The borrowing permission issued to the 21 states is over and above the borrowing permission of around Rs 1.10 lakh crore to be issued to enable states to meet the revenue shortfall arising out of GST implementation, the statement said. A special window is being created by the finance ministry to facilitate this borrowing, it added.
The current additional borrowing permission has been granted at the rate of 0.50% of the Gross State Domestic Product (GSDP) to those states which have opted for Option-1 out of the two options suggested by the finance ministry.
Under GST structure, taxes are levied under 5, 12, 18 and 28% slabs. On top of the highest tax slab, a cess is levied on luxury, sin and demerit goods and the proceeds from the same are used to compensate states for any revenue loss.
The surcharge on cars and other luxury goods and tobacco products varies from 12% to 200% on top of the highest GST rate of 28%. It was due to expire in June 2022.
This has now been extended beyond 2022.
The payment of GST compensation to states became an issue after revenues from the imposition of cess started dwindling since August 2019.

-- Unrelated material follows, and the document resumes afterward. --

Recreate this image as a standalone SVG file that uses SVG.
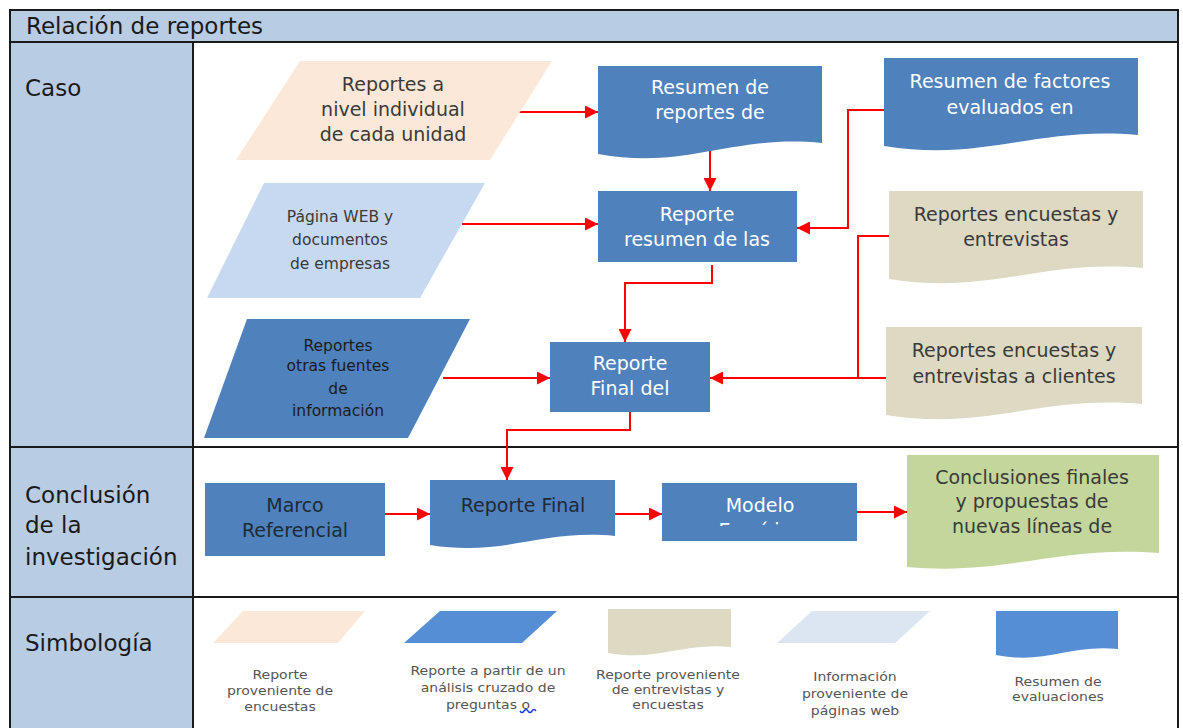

The Centre had to dip into the excess cess amount collected during 2017-18 and 2018-19. The Centre had released over Rs 1.65 lakh crore in 2019-20 as GST compensation. However, the amount of cess collected during the 2019-20 stood at Rs 95,444 crore. The compensation payout amount was Rs 69,275 crore in 2018-19 and Rs 41,146 crore in 2017-18.
During April-July of the current fiscal, the total compensation due to states stood at over Rs 1.51 lakh crore.